100: FAQ - heterodb/pg-strom GitHub Wiki

This note is FAQ (frequently asked questions) when people are interested in PG-Strom.

PG-Strom features

Why GPU-rev Sorting plan is not supported?

Sorry, it has been supported at v6.0. Combination with LIMIT or Window-function (e.g rank() < 10) allows to reduce number of rows to be written back to the CPU-memory.

Supported devices/platforms

What GPU supports GPU-Direct SQL?

We implemented GPU-Direct SQL feature on top of NVIDIA GPUDirect RDMA (https://docs.nvidia.com/cuda/gpudirect-rdma/index.html). It allows third-party Linux kernel modules (like, nvme_strom.ko by HeteroDB) to intermediate direct data transfer from other PCI-E devices to GPU. However, this functionality is only enabled at Tesla/Quadro. So, we cannot support SSD-to-GPU Direct SQL on Geforce RTX/GTX devices. In addition, most of GPU devices, except for high-end Tesla, have only 256MB of PCI-E Bar1 memory space; that is used for the window of data transfer at P2P DMA/RDMA. For PG-Strom usage, 256MB is too small for concurrent & multiplexed data transfer. Right now, only Tesla V100, P100 and P40 offers PCI-E Bar1 memory space more than its physical device memory. (NVIDIA A100 shall have large PCI-E Bar1 memory as well) So, we support SSD-to-GPU Direct SQL at the following devices only.

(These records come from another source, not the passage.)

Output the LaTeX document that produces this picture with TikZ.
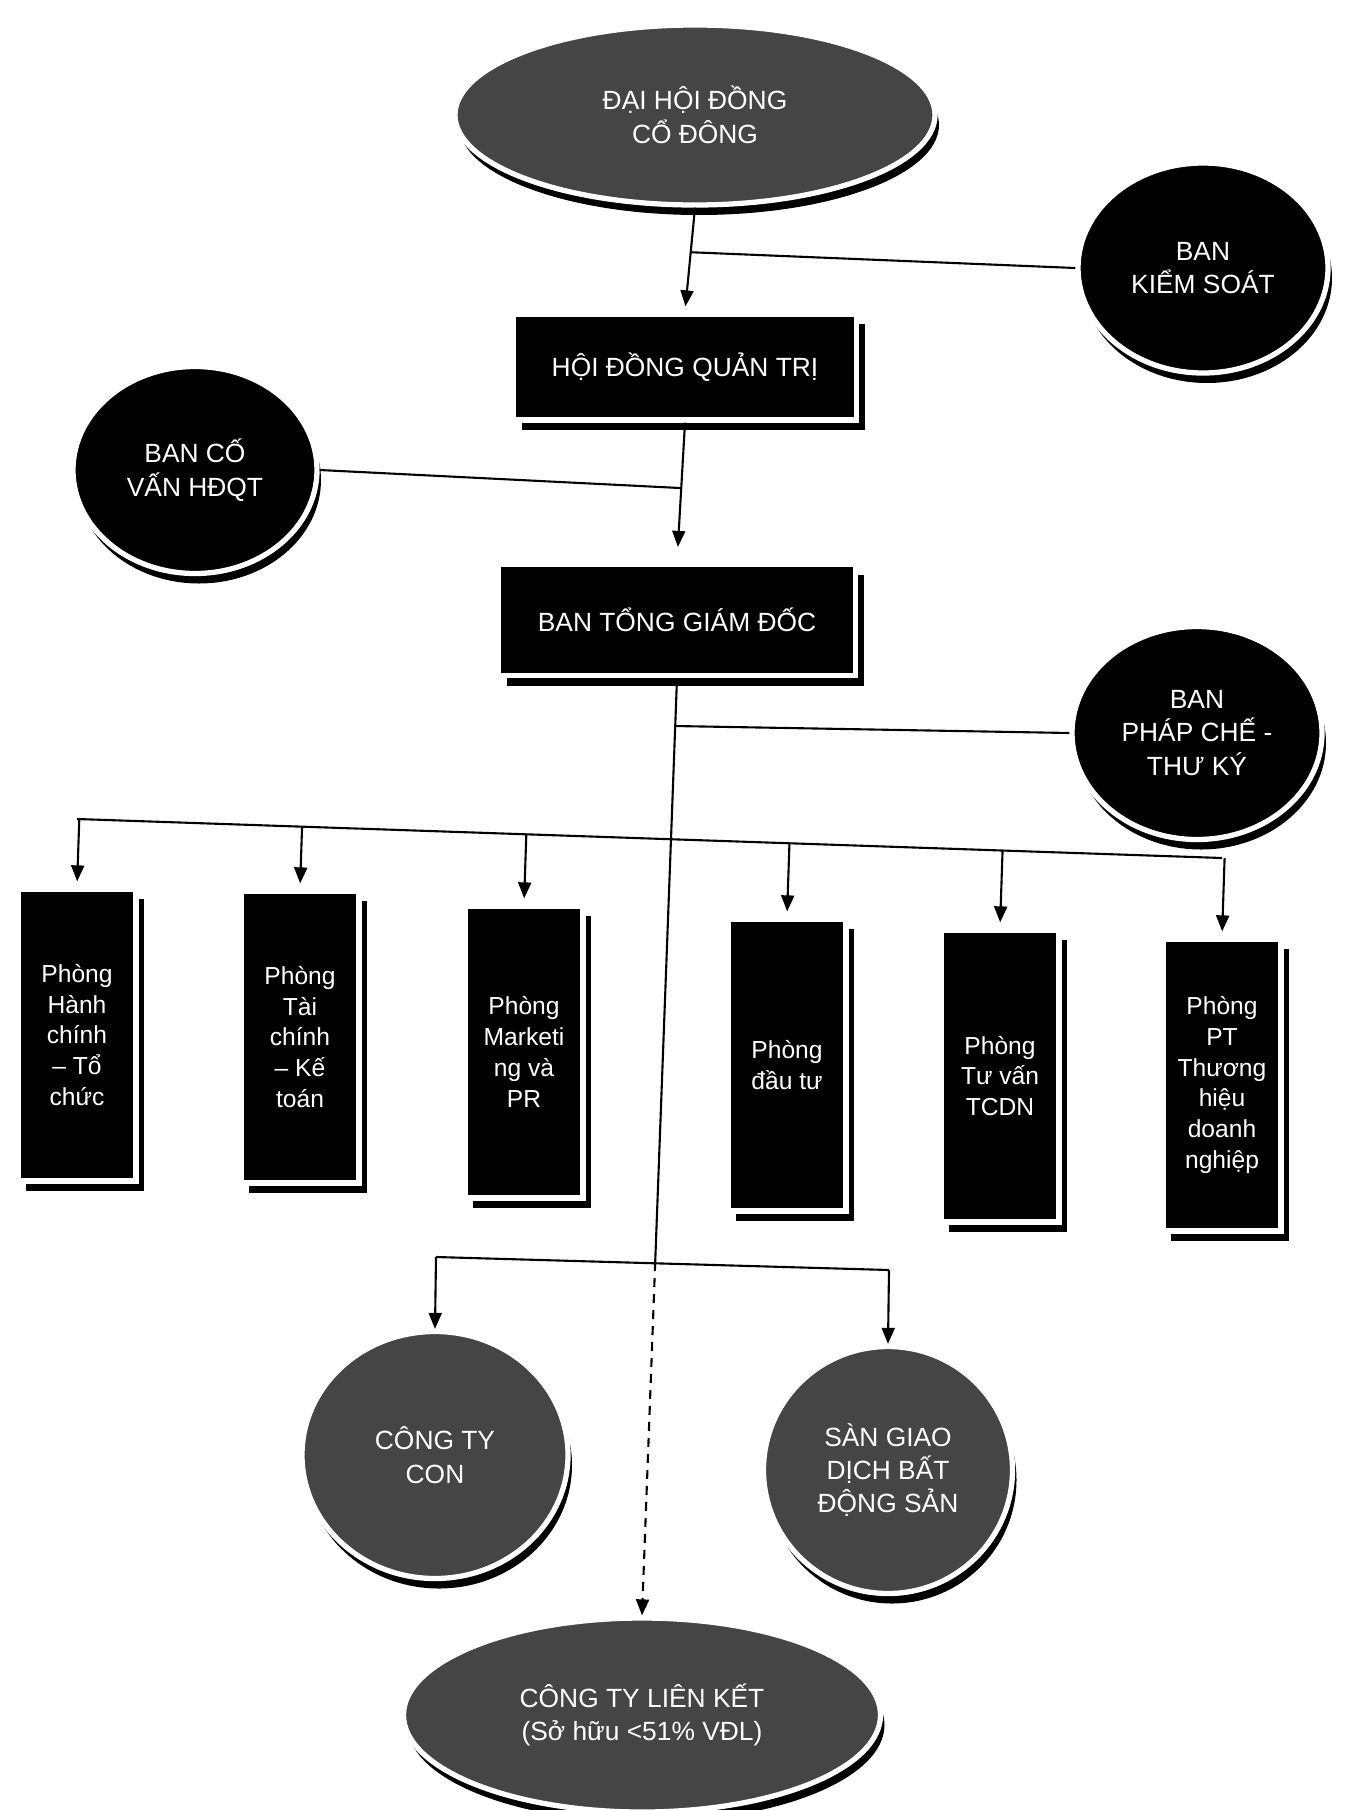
\documentclass[tikz,border=0pt]{standalone}
\usepackage{fontspec}
\setmainfont{Liberation Sans}
\usepackage{tikz}
\usetikzlibrary{arrows.meta,calc,shapes.geometric,shadows}
\definecolor{ovalgrey}{gray}{0.27}

\begin{document}
\begin{tikzpicture}[
  font=\fontsize{15}{19}\selectfont,
  boxshadow/.style={drop shadow={shadow xshift=0.16cm,shadow yshift=-0.2cm,fill=black,opacity=1}},
  ovalshadow/.style={drop shadow={shadow xshift=0.08cm,shadow yshift=-0.2cm,fill=black,opacity=1}},
  topbox/.style={rectangle,fill=black,draw=white,line width=3pt,text=white,boxshadow},
  dept/.style={rectangle,fill=black,draw=white,line width=3pt,text=white,align=center,
    minimum width=2.36cm,minimum height=5.84cm,inner sep=1pt,font=\fontsize{14}{17.5}\selectfont,boxshadow},
  blackoval/.style={ellipse,fill=black,draw=white,line width=3pt,text=white,align=center,inner sep=0pt,ovalshadow},
  greyoval/.style={blackoval,fill=ovalgrey},
  link/.style={line width=1.2pt},
  arrowlink/.style={link,-{Triangle[length=0.32cm,width=0.26cm]}},
]
\useasboundingbox (0,0) rectangle (26.92,-36.2);

\node[greyoval,minimum width=9.6cm,minimum height=3.6cm] (dhcd) at (13.9,-2.3) {ĐẠI HỘI ĐỒNG\\CỔ ĐÔNG};
\node[blackoval,minimum width=5cm,minimum height=4.2cm] (bks) at (24.06,-5.36) {BAN\\KIỂM SOÁT};
\node[topbox,minimum width=6.86cm,minimum height=2.12cm] (hdqt) at (13.7,-7.34) {HỘI ĐỒNG QUẢN TRỊ};
\node[blackoval,minimum width=4.88cm,minimum height=4.14cm] (bcv) at (3.9,-9.4) {BAN CỐ\\VẤN HĐQT};
\node[topbox,minimum width=7.14cm,minimum height=2.22cm] (btgd) at (13.54,-12.4) {BAN TỔNG GIÁM ĐỐC};
\node[blackoval,minimum width=5cm,minimum height=4.26cm] (bpc) at (23.94,-14.66) {BAN\\PHÁP CHẾ -\\THƯ KÝ};

\foreach \n/\x/\y/\t in {d1/1.54/-20.7/{Phòng\\Hành\\chính\\– Tổ\\chức},
                         d2/6.0/-20.74/{Phòng\\Tài\\chính\\– Kế\\toán},
                         d3/10.48/-21.04/{Phòng\\Marketi\\ng và\\PR},
                         d4/15.74/-21.3/{Phòng\\đầu tư},
                         d5/20.0/-21.52/{Phòng\\Tư vấn\\TCDN},
                         d6/24.44/-21.7/{Phòng\\PT\\Thương\\hiệu\\doanh\\nghiệp}}
  \node[dept] (\n) at (\x,\y) {\t};

\node[greyoval,minimum width=5.32cm,minimum height=4.94cm] (ctcon) at (8.7,-29.1) {CÔNG TY\\CON};
\node[greyoval,minimum width=4.98cm,minimum height=4.94cm] (sgd) at (17.76,-29.4) {SÀN GIAO\\DỊCH BẤT\\ĐỘNG SẢN};
\node[greyoval,minimum width=9.54cm,minimum height=3.88cm] (ctlk) at (12.84,-34.3) {CÔNG TY LIÊN KẾT\\(Sở hữu <51\% VĐL)};

\draw[arrowlink,shorten >=0.1cm] (dhcd.south) -- coordinate[pos=0.43] (kstap) (hdqt.north);
\draw[link] (kstap) -- (bks.west);
\draw[arrowlink,shorten >=0.3cm] (hdqt.south) -- coordinate[pos=0.47] (cvtap) (btgd.north);
\draw[link] (bcv.east) -- (cvtap);

\coordinate (split) at ($(btgd.south)!0.623!(ctlk.north)$);
\draw[link] (btgd.south) -- coordinate[pos=0.082] (pctap) (split);
\draw[link] (pctap) -- (bpc.west);
\draw[arrowlink,dash pattern=on 0.18cm off 0.14cm] (split) -- (ctlk.north);

\coordinate (busL) at (1.54,-16.38);
\coordinate (busR) at (24.44,-17.16);
\draw[link] (busL) -- (busR);
\foreach \n in {d1,d2,d3,d4,d5,d6}
  \draw[arrowlink,shorten >=0.1cm] ($(busL)!(\n.north)!(busR)$) -- (\n.north);

\coordinate (lowL) at (8.72,-25.14);
\coordinate (lowR) at (17.78,-25.4);
\draw[link] (lowL) -- (lowR);
\draw[arrowlink] (lowL) -- (ctcon.north);
\draw[arrowlink] (lowR) -- (sgd.north);
\end{tikzpicture}
\end{document}
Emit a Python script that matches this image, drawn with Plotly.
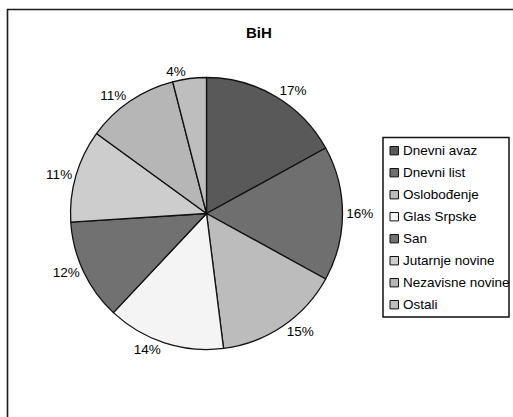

  • NVIDIA A100 (Ampere gen)
  • NVIDIA A40 (Ampere gen)
  • NVIDIA Tesla V100 (Volta gen)
  • NVIDIA Tesla P100 (Pascal gen)
  • NVIDIA Tesla P40 (Pascal gen)

Why Maxwell/Kepler GPUs are not supported?

Pascal model newly supports the feature of demand paging which allocates physical page frame on run-time, like as modern operating system doing. It enables to consume the least amount of device memory, thus provides a significant improvement for the database workloads. Even though we estimates number of result rows for SCAN, JOIN and GROUP BY during query optimization, basically, we cannot know the exact result size unless query is not executed actually. On the other hands, we have to allocate device memory for result buffer prior to launch of GPU kernel when we run these workloads on GPU. It may be able to allocate device memory based on the estimation and some margins, but not perfect. Result size may be often larger than the estimation with margin, and large margin will increase the dead space where other concurrent jobs could use. Once we utilize the demand paging feature of Pascal or later, implementation becomes much much simpler. Even if we reserved very large memory address space, it does not consume physical device memory immediately. The device memory shall be assigned according to growth of consumption of the result buffer. So, PG-Strom is now designed to rely on the demand paging feature entirely. It is not an easy job to support the older architecture, and we have no plan to support them again.